Essential Ingredients & Equipment
For 4 servings:
- 1½ pounds fresh green beans, ends trimmed
- 4-5 large garlic cloves, finely minced (about 1½ tablespoons)
- 2 tablespoons high-quality olive oil or avocado oil
- 1½ teaspoons sea salt, divided
- ½ teaspoon freshly ground black pepper
- 1 teaspoon lemon zest (optional but recommended)
- 1 tablespoon fresh lemon juice
Equipment essentials:
- Large pot for blanching
- Large skillet or wok (12-inch preferred)
- Slotted spoon or spider strainer
- Ice bath container
Professional tip: Choose slender "haricots verts" for superior texture, but standard green beans work perfectly when prepared correctly. The USDA recommends selecting beans that snap crisply when bent—this indicates freshness and proper maturity.
Step-by-Step Preparation Process
1. Blanching for Perfect Texture (3 minutes)
Fill a large pot with salted water (use 1 tablespoon salt per quart) and bring to a rolling boil. Prepare an ice bath in a large bowl. Add green beans to boiling water for exactly 90 seconds—this partially cooks them while preserving vibrant color. Immediately transfer to ice bath to stop cooking. Drain thoroughly and pat completely dry with clean kitchen towels. Moisture is the enemy of proper sautéing.
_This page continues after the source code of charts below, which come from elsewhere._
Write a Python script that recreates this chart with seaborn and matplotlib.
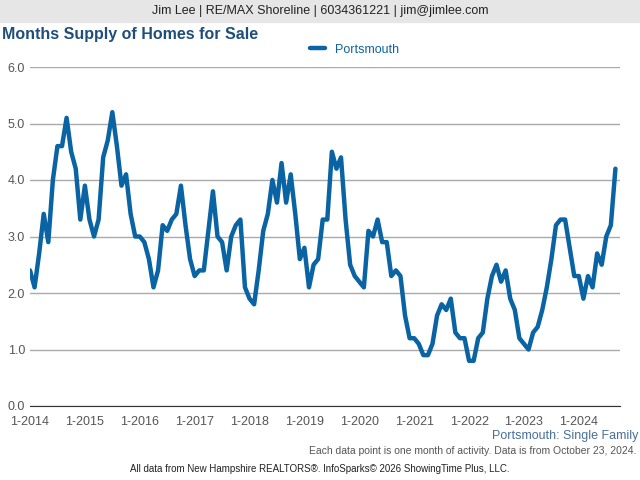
import matplotlib
matplotlib.use("Agg")
import matplotlib.pyplot as plt
import seaborn as sns
import pandas as pd
import numpy as np

values = [
 2.4, 2.1, 2.7, 3.4, 2.9, 4.0, 4.6, 4.6, 5.1, 4.5, 4.2, 3.3,
 3.9, 3.3, 3.0, 3.3, 4.4, 4.7, 5.2, 4.6, 3.9, 4.1, 3.4, 3.0,
 3.0, 2.9, 2.6, 2.1, 2.4, 3.2, 3.1, 3.3, 3.4, 3.9, 3.2, 2.6,
 2.3, 2.4, 2.4, 3.1, 3.8, 3.0, 2.9, 2.4, 3.0, 3.2, 3.3, 2.1,
 1.9, 1.8, 2.4, 3.1, 3.4, 4.0, 3.6, 4.3, 3.6, 4.1, 3.4, 2.6,
 2.8, 2.1, 2.5, 2.6, 3.3, 3.3, 4.5, 4.2, 4.4, 3.3, 2.5, 2.3,
 2.2, 2.1, 3.1, 3.0, 3.3, 2.9, 2.9, 2.3, 2.4, 2.3, 1.6, 1.2,
 1.2, 1.1, 0.9, 0.9, 1.1, 1.6, 1.8, 1.7, 1.9, 1.3, 1.2, 1.2,
 0.8, 0.8, 1.2, 1.3, 1.9, 2.3, 2.5, 2.2, 2.4, 1.9, 1.7, 1.2,
 1.1, 1.0, 1.3, 1.4, 1.7, 2.1, 2.6, 3.2, 3.3, 3.3, 2.8, 2.3,
 2.3, 1.9, 2.3, 2.1, 2.7, 2.5, 3.0, 3.2, 4.2,
]
years = list(range(2014, 2025))
tick_labels = [f"1-{y}" for y in years]

months = np.arange(len(values))
df = pd.DataFrame({"m": months, "v": values})

sns.set_style("white")
plt.rcParams['font.family'] = ['Liberation Sans', 'DejaVu Sans']
fig = plt.figure(figsize=(6.4, 4.8), dpi=100)
ax = fig.add_axes([30/640, 1-406/480, 590/640, 339/480])
color = "#0a64a4"
sns.lineplot(data=df, x="m", y="v", ax=ax, color=color, linewidth=3.2, label="Portsmouth")
ax.set_xlim(0, 129)
ax.set_ylim(0, 6)
ax.set_yticks(np.arange(0, 6.01, 1))
ax.set_yticklabels([f"{t:.1f}" for t in np.arange(0, 6.01, 1)], color="#555555", fontsize=9)
ax.set_xticks([i*12 for i in range(len(years))])
ax.set_xticklabels(tick_labels, color="#555555", fontsize=9)
ax.tick_params(axis="x", length=4, color="#333333")
ax.tick_params(axis="y", length=0)
ax.grid(axis="y", color="#aaaaaa", linewidth=1)
for s in ["top", "right", "left"]:
    ax.spines[s].set_visible(False)
ax.spines["bottom"].set_color("#333333")
ax.set_xlabel(""); ax.set_ylabel("")
ax.legend(loc="lower center", bbox_to_anchor=(0.55, 1.0), frameon=False, fontsize=9,
          handlelength=1.2, labelcolor="#0a64a4")

fig.patches.append(plt.Rectangle((0, 1-22/480), 1, 22/480, transform=fig.transFigure,
                                 color="#e6e6e6", zorder=0))
fig.text(0.5, 1-11/480, "Jim Lee | RE/MAX Shoreline | 6034361221 | jim@jimlee.com",
         ha="center", va="center", fontsize=9, color="#222222")
fig.text(2/640, 1-34/480, "Months Supply of Homes for Sale", ha="left", va="center",
         fontsize=11.5, fontweight="bold", color="#1f4e79")
fig.text(638/640, 1-436/480, "Portsmouth: Single Family", ha="right", va="center",
         fontsize=9, color="#4a6f9a")
fig.text(636/640, 1-451/480, "Each data point is one month of activity. Data is from October 23, 2024.",
         ha="right", va="center", fontsize=7.5, color="#555555")
fig.text(0.5, 1-469/480, "All data from New Hampshire REALTORS®. InfoSparks© 2026 ShowingTime Plus, LLC.",
         ha="center", va="center", fontsize=7, color="#222222")
fig.savefig("out.png", dpi=100)
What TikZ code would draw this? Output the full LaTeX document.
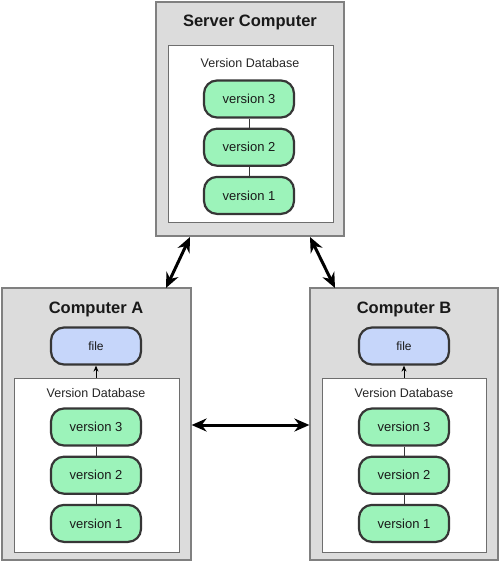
\documentclass[tikz,border=0pt]{standalone}
\usepackage{fontspec}
\setmainfont{Liberation Sans}
\usepackage{xcolor}
\usetikzlibrary{arrows.meta}
\usetikzlibrary{positioning}
\definecolor{boxgray}{HTML}{DCDCDC}
\definecolor{boxedge}{HTML}{808080}
\definecolor{dbedge}{HTML}{6E6E6E}
\definecolor{pilledge}{HTML}{363636}
\definecolor{versiongreen}{HTML}{9CF3BA}
\definecolor{fileblue}{HTML}{C6D6FA}
\tikzset{
    machine/.style = {draw=boxedge, fill=boxgray, line width=1.2pt, inner sep=0pt},
    database/.style = {draw=dbedge, fill=white, line width=1pt, inner sep=0pt},
    title/.style = {font=\fontsize{16.5}{18}\selectfont\bfseries, text=black!90},
    dblabel/.style = {font=\fontsize{12.5}{14}\selectfont, text=black!85},
    pill/.style = {rectangle, rounded corners=13pt, draw=pilledge, line width=2.2pt,
        minimum width=90pt, minimum height=37pt, inner sep=0pt, text=black!90,
        font=\fontsize{13}{15}\selectfont},
    version/.style = {pill, fill=versiongreen},
    file/.style = {pill, fill=fileblue, font=\fontsize{12}{14}\selectfont},
    link/.style = {draw=pilledge, line width=0.9pt},
    sync/.style = {line width=3pt, {Stealth[length=15pt,width=13pt]}-{Stealth[length=15pt,width=13pt]}},
    checkout/.style = {line width=1pt, -{Stealth[length=6pt,width=5pt]}}
}
\begin{document}
\begin{tikzpicture}[x=1pt, y=-1pt, node distance=9pt]
    \useasboundingbox (0,0) rectangle (500,563);

    % server
    \node [machine, minimum width=188pt, minimum height=234pt] (server) at (250,119) {};
    \node [title] (server title) at (250,22) {Server Computer};
    \node [database, minimum width=165pt, minimum height=177pt] (server db) at (250.5,133.5) {};
    \node [dblabel] (server dblabel) at (250,63) {Version Database};
    \node [version] (server v3) at (249,99) {version 3};
    \node [version, below=of server v3] (server v2) {version 2};
    \node [version, below=of server v2] (server v1) {version 1};
    \draw [link] (server v3) -- (server v2);
    \draw [link] (server v2) -- (server v1);

    % computer A
    \node [machine, minimum width=189pt, minimum height=272pt] (compA) at (96.5,424) {};
    \node [title] (compA title) at (96,309) {Computer A};
    \node [file] (compA file) at (96,346) {file};
    \node [database, minimum width=165pt, minimum height=174pt] (compA db) at (96.5,465) {};
    \node [dblabel] (compA dblabel) at (96,393) {Version Database};
    \node [version] (compA v3) at (96,427) {version 3};
    \node [version, below=of compA v3] (compA v2) {version 2};
    \node [version, below=of compA v2] (compA v1) {version 1};
    \draw [link] (compA v3) -- (compA v2);
    \draw [link] (compA v2) -- (compA v1);
    \draw [checkout] (compA db.north -| compA file) -- (compA file);

    % computer B
    \node [machine, minimum width=188pt, minimum height=272pt] (compB) at (404,424) {};
    \node [title] (compB title) at (404,309) {Computer B};
    \node [file] (compB file) at (404,346) {file};
    \node [database, minimum width=164pt, minimum height=174pt] (compB db) at (404,465) {};
    \node [dblabel] (compB dblabel) at (404,393) {Version Database};
    \node [version] (compB v3) at (404,427) {version 3};
    \node [version, below=of compB v3] (compB v2) {version 2};
    \node [version, below=of compB v2] (compB v1) {version 1};
    \draw [link] (compB v3) -- (compB v2);
    \draw [link] (compB v2) -- (compB v1);
    \draw [checkout] (compB db.north -| compB file) -- (compB file);

    % sync arrows
    \coordinate (server left) at (190,237);
    \coordinate (server right) at (310,237);
    \coordinate (compA top) at (166,288);
    \coordinate (compB top) at (335,288);
    \draw [sync] (server left) -- (compA top);
    \draw [sync] (server right) -- (compB top);
    \draw [sync] (compA.east |- 0,425) -- (compB.west |- 0,425);
\end{tikzpicture}
\end{document}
2. Garlic Preparation (2 minutes)
Finely mince garlic cloves—avoid using pre-minced garlic from jars as it contains preservatives that affect flavor. For optimal flavor release, sprinkle minced garlic with a pinch of salt and use the side of your knife to gently crush it into a fine paste. This technique, recommended by the Culinary Institute of America, maximizes allicin production.
3. Sautéing to Perfection (4 minutes)
Heat oil in your skillet over medium-high heat until shimmering but not smoking (about 350°F). Add drained green beans in a single layer and sauté for 2 minutes without stirring to develop light caramelization. Toss beans, then add garlic paste. Continue cooking for 2-3 minutes, stirring frequently, until beans are crisp-tender and garlic turns golden (not brown). Immediately remove from heat.
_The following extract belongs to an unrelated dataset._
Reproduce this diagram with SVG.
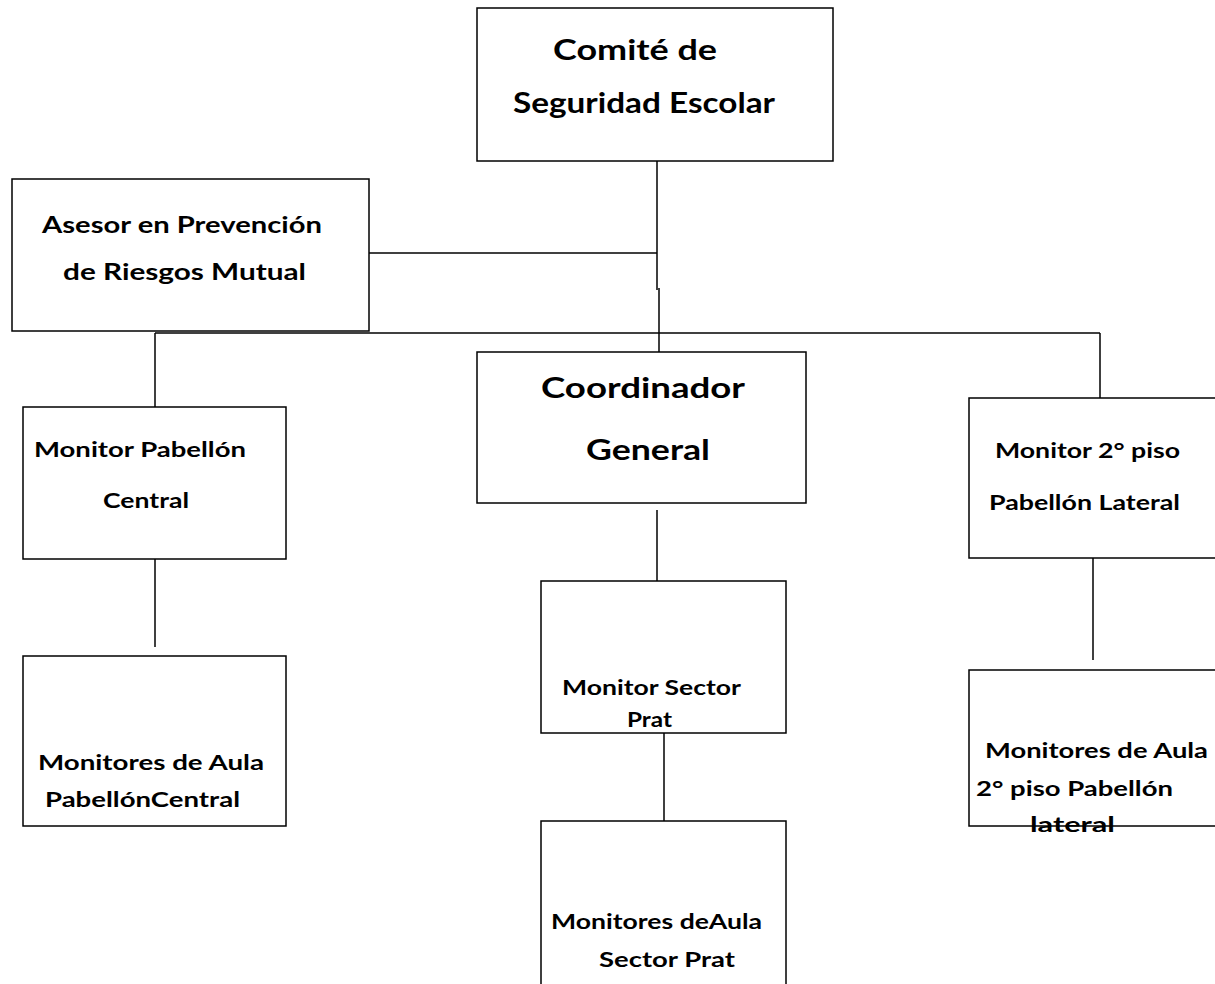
<svg xmlns="http://www.w3.org/2000/svg" width="1215" height="984" viewBox="0 0 1215 984">
<style>
.box{fill:#fff;stroke:#000;stroke-width:1.5}
.ln{stroke:#000;stroke-width:1.5;fill:none}
.t{font-family:Lato,"Open Sans","Liberation Sans",sans-serif;font-weight:bold;fill:#000}
.big{font-size:28px}
.mid{font-size:23px}
.sm{font-size:20px}
</style>
<rect width="1215" height="984" fill="#fff"/>
<g id="connectors">
<line class="ln" x1="657" y1="161" x2="657" y2="290"/>
<line class="ln" x1="659" y1="288" x2="659" y2="352"/>
<line class="ln" x1="369" y1="253" x2="657" y2="253"/>
<line class="ln" x1="155" y1="333" x2="1100" y2="333"/>
<line class="ln" x1="155" y1="333" x2="155" y2="407"/>
<line class="ln" x1="1100" y1="333" x2="1100" y2="398"/>
<line class="ln" x1="657" y1="510" x2="657" y2="581"/>
<line class="ln" x1="664" y1="728" x2="664" y2="821"/>
<line class="ln" x1="155" y1="551" x2="155" y2="647"/>
<line class="ln" x1="1093" y1="550" x2="1093" y2="660"/>
</g>
<g id="comite">
<rect class="box" x="477" y="8" width="356" height="153"/>
<text class="t big" x="553" y="60" textLength="164" lengthAdjust="spacingAndGlyphs">Comité de</text>
<text class="t big" x="513" y="113" textLength="262" lengthAdjust="spacingAndGlyphs">Seguridad Escolar</text>
</g>
<g id="asesor">
<rect class="box" x="12" y="179" width="357" height="152"/>
<text class="t mid" x="42" y="233" textLength="280" lengthAdjust="spacingAndGlyphs">Asesor en Prevención</text>
<text class="t mid" x="63" y="280" textLength="243" lengthAdjust="spacingAndGlyphs">de Riesgos Mutual</text>
</g>
<g id="coordinador">
<rect class="box" x="477" y="352" width="329" height="151"/>
<text class="t big" x="541" y="398" textLength="204" lengthAdjust="spacingAndGlyphs">Coordinador</text>
<text class="t big" x="586" y="460" textLength="124" lengthAdjust="spacingAndGlyphs">General</text>
</g>
<g id="monitor-pabellon-central">
<rect class="box" x="23" y="407" width="263" height="152"/>
<text class="t sm" x="34" y="457" textLength="212" lengthAdjust="spacingAndGlyphs">Monitor Pabellón</text>
<text class="t sm" x="103" y="508" textLength="86" lengthAdjust="spacingAndGlyphs">Central</text>
</g>
<g id="monitor-2-piso">
<rect class="box" x="969" y="398" width="250" height="160"/>
<text class="t sm" x="995" y="458" textLength="185" lengthAdjust="spacingAndGlyphs">Monitor 2° piso</text>
<text class="t sm" x="989" y="510" textLength="191" lengthAdjust="spacingAndGlyphs">Pabellón Lateral</text>
</g>
<g id="monitor-sector-prat">
<rect class="box" x="541" y="581" width="245" height="152"/>
<text class="t sm" x="562" y="695" textLength="179" lengthAdjust="spacingAndGlyphs">Monitor Sector</text>
<text class="t sm" x="627" y="727" textLength="45" lengthAdjust="spacingAndGlyphs">Prat</text>
</g>
<g id="monitores-aula-pabellon-central">
<rect class="box" x="23" y="656" width="263" height="170"/>
<text class="t sm" x="38" y="770" textLength="226" lengthAdjust="spacingAndGlyphs">Monitores de Aula</text>
<text class="t sm" x="45" y="807" textLength="195" lengthAdjust="spacingAndGlyphs">PabellónCentral</text>
</g>
<g id="monitores-aula-2-piso">
<rect class="box" x="969" y="670" width="250" height="156"/>
<text class="t sm" x="985" y="758" textLength="223" lengthAdjust="spacingAndGlyphs">Monitores de Aula</text>
<text class="t sm" x="976" y="796" textLength="197" lengthAdjust="spacingAndGlyphs">2° piso Pabellón</text>
<text class="t sm" x="1030" y="832" textLength="85" lengthAdjust="spacingAndGlyphs">lateral</text>
</g>
<g id="monitores-aula-sector-prat">
<rect class="box" x="541" y="821" width="245" height="170"/>
<text class="t sm" x="551" y="929" textLength="211" lengthAdjust="spacingAndGlyphs">Monitores deAula</text>
<text class="t sm" x="599" y="967" textLength="136" lengthAdjust="spacingAndGlyphs">Sector Prat</text>
</g>
</svg>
This critical timing comes from understanding garlic's narrow temperature window. As noted in CIA's culinary science resources, garlic transitions from perfect to burnt in as little as 30 seconds at high heat.
Finishing Touches & Serving
Off heat, immediately add remaining salt, black pepper, lemon zest, and lemon juice. Toss gently to combine. The residual heat will mellow the raw garlic edge while preserving its aromatic complexity. Serve immediately—garlic green beans never improve with sitting.
Pro variations to consider:
- Asian-inspired: Substitute 1 tablespoon sesame oil for half the olive oil and add 1 teaspoon toasted sesame seeds
- Spicy version: Add ½ teaspoon red pepper flakes with the garlic
- Chef's finish: Toss with 1 tablespoon toasted slivered almonds before serving
Troubleshooting Common Issues
Mushy beans: Overcooking during blanching or sautéing. Stick to the 90-second blanch and 4-minute sauté maximum.
Bitter garlic: Garlic burned during cooking. Reduce heat slightly and add garlic after beans have partially cooked.
Dull color: Insufficient salt in blanching water or inadequate ice bath. Use properly salted water and shock immediately.
Remember that garlic green beans belong to the category of dishes where technique matters more than ingredient complexity. As professional chefs consistently emphasize, the difference between good and exceptional lies in precise temperature control and timing.